Karla C1: The Adaptive Brain for Physical AI
Karla C1 is a novel, continuous-learning architecture designed for Physical AI and embodied agents. Built on top of NVIDIA Cosmos-Reason2-2B, it solves the problem of catastrophic forgetting in robotics by implementing a Nested Learning Architecture [1] with Surprise-Based Plasticity.

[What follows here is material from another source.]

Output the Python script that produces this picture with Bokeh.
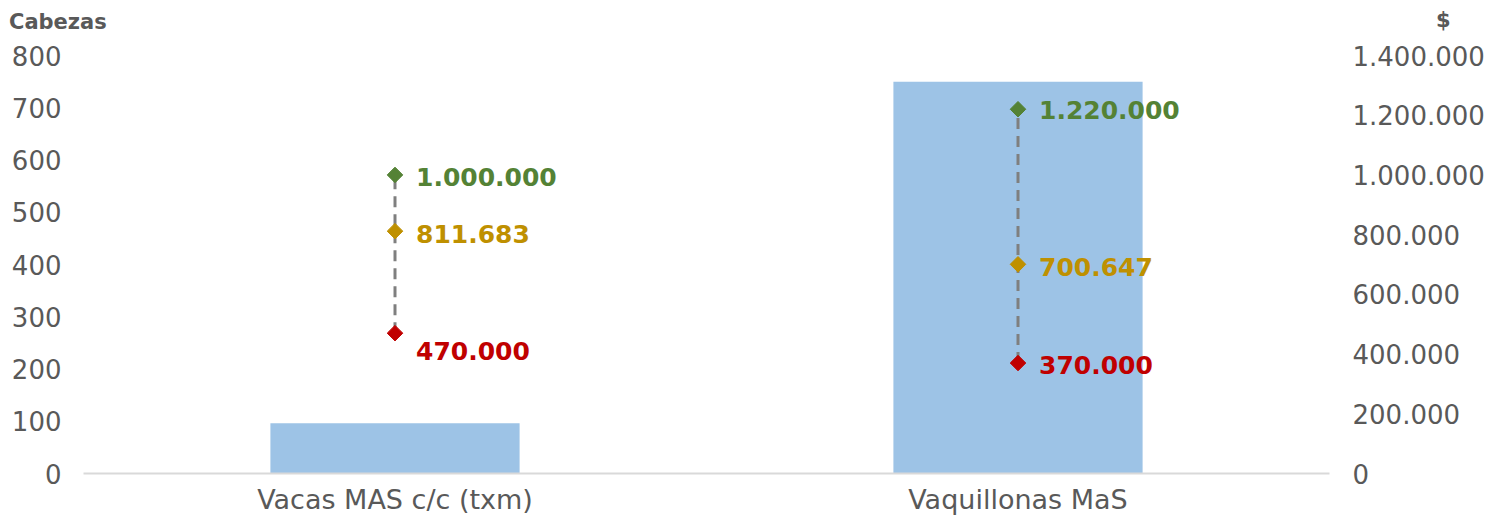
from bokeh.plotting import figure
from bokeh.layouts import column
from bokeh.models import (FactorRange, Range1d, LinearAxis, FixedTicker,
                          CustomJSTickFormatter, ColumnDataSource, Div)
from bokeh.core.properties import value
from bokeh.embed import file_html
from bokeh.resources import INLINE

# ---------------- data ----------------
categories = ["Vacas MAS c/c (txm)", "Vaquillonas MaS"]
cabezas = [96, 750]                 # left axis (Cabezas)
precio_max = [1000000, 1220000]     # right axis ($)
precio_prom = [811683, 700647]
precio_min = [470000, 370000]
left_ticks = [0, 100, 200, 300, 400, 500, 600, 700, 800]
right_ticks = [0, 200000, 400000, 600000, 800000, 1000000, 1200000, 1400000]
axis_titles = ["Cabezas", "$"]

# ---------------- style ----------------
FONT = "DejaVu Sans"
GRAY = "#595959"
BAR = "#9DC3E6"
GREEN = "#548235"
GOLD = "#BF9000"
RED = "#C00000"
label_dy_max = [2, 1]
label_dy_prom = [3, 3]
label_dy_min = [18, 2]
W, H_HEAD, H_MAIN = 1504, 42, 475
title_left = [9, 1436]
title_top = [9, 7]


def fmt(v):
    return f"{v:,}".replace(",", ".")


# ---------------- header with the two axis titles ----------------
spans = "".join(
    f'<span style="position:absolute;left:{x}px;top:{y}px;line-height:26px;'
    f'white-space:nowrap">{t}</span>'
    for t, x, y in zip(axis_titles, title_left, title_top))
head = Div(text=(f'<div style="position:relative;width:{W}px;height:{H_HEAD}px;'
                 f'font-family:\'{FONT}\';font-weight:bold;font-size:21px;'
                 f'color:{GRAY};margin:0;padding:0">{spans}</div>'),
           width=W, height=H_HEAD, margin=0)

# ---------------- main chart ----------------
p = figure(x_range=FactorRange(factors=categories, range_padding=0),
           y_range=Range1d(0, 800),
           width=W, height=H_MAIN,
           min_border_left=83, min_border_right=175,
           min_border_top=13, min_border_bottom=44,
           output_backend="svg", toolbar_location=None, margin=0)
p.outline_line_color = None
p.xgrid.grid_line_color = None
p.ygrid.grid_line_color = None

p.extra_y_ranges = {"money": Range1d(0, 1400000)}

# left axis
yax = p.yaxis[0]
yax.ticker = FixedTicker(ticks=left_ticks)
yax.axis_line_color = None
yax.major_tick_line_color = None
yax.minor_tick_line_color = None
yax.major_tick_out = 0
yax.major_label_text_font = FONT
yax.major_label_text_font_size = "26px"
yax.major_label_text_color = GRAY
yax.major_label_standoff = 22

# right axis
rax = LinearAxis(y_range_name="money", ticker=FixedTicker(ticks=right_ticks),
                 formatter=CustomJSTickFormatter(code="""
                     return tick.toFixed(0).replace(/\\B(?=(\\d{3})+(?!\\d))/g, '.');
                 """))
rax.axis_line_color = None
rax.major_tick_line_color = None
rax.minor_tick_line_color = None
rax.major_tick_out = 0
rax.major_label_text_font = FONT
rax.major_label_text_font_size = "26px"
rax.major_label_text_color = GRAY
rax.major_label_standoff = 23
p.add_layout(rax, "right")

# bottom axis (baseline + category labels)
xax = p.xaxis[0]
xax.axis_line_color = "#D9D9D9"
xax.axis_line_width = 2
xax.major_tick_line_color = None
xax.minor_tick_line_color = None
xax.major_tick_out = 0
xax.major_tick_in = 0
xax.major_label_text_font = FONT
xax.major_label_text_font_size = "27px"
xax.major_label_text_color = GRAY
xax.major_label_standoff = 10

# bars
src = ColumnDataSource(dict(x=categories, top=cabezas))
p.vbar(x="x", top="top", width=0.4, source=src, fill_color=BAR, line_color=None)

# dashed range lines
p.segment(x0=categories, y0=precio_min, x1=categories, y1=precio_max,
          y_range_name="money", line_color="#7F7F7F", line_width=3,
          line_dash="11 7")

# markers + labels
for vals, col, dy in [(precio_max, GREEN, label_dy_max),
                      (precio_prom, GOLD, label_dy_prom),
                      (precio_min, RED, label_dy_min)]:
    p.scatter(x=categories, y=vals, y_range_name="money", marker="square",
              angle=0.785398, size=11, fill_color=col, line_color=col)
    s = ColumnDataSource(dict(x=categories, y=vals, t=[fmt(v) for v in vals], dy=dy))
    p.text(x="x", y="y", text="t", source=s, y_range_name="money",
           x_offset=21, y_offset="dy", text_align="left", text_baseline="middle",
           text_font=value(FONT), text_font_style="bold",
           text_font_size="25px", text_color=col)

layout = column(head, p, spacing=0)
open("out.html", "w").write(file_html(layout, INLINE))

The Vision: Physical AI on the Edge
Robots in the real world encounter new tools and constraints daily. Karla allows an agent to learn a new physical tool or API on the fly during inference, modifying its own weights in seconds on consumer hardware (e.g., RTX 4060 Ti), without ever forgetting its foundational knowledge.
Architecture: Nested Learning
Instead of a standard transformer pipeline, Karla acts as a multi-frequency brain based on the Nested Learning (NL) paradigm [1]:
- L0 (The Subconscious): NVIDIA Cosmos-Reason2-2B (Frozen). Provides world-class reasoning, semantic understanding, and syntax. Loaded in 4-bit to save VRAM.
- L1 (The RAM): Dynamic Knowledge MoE (64 Experts). A fast, GPU-based Mixture of Experts. It updates live during inference using Delta Gradient Descent [1], memorizing new facts and tool syntaxes instantly.
- L2 (The Frontal Lobe): Continuous Thought Machine (CTM). Based on Sakana AI's research [2], this is a parallel sequence-level reasoning module. It takes Cosmos's hidden states + L1 knowledge and "thinks" for $T$ internal ticks before outputting an action plan.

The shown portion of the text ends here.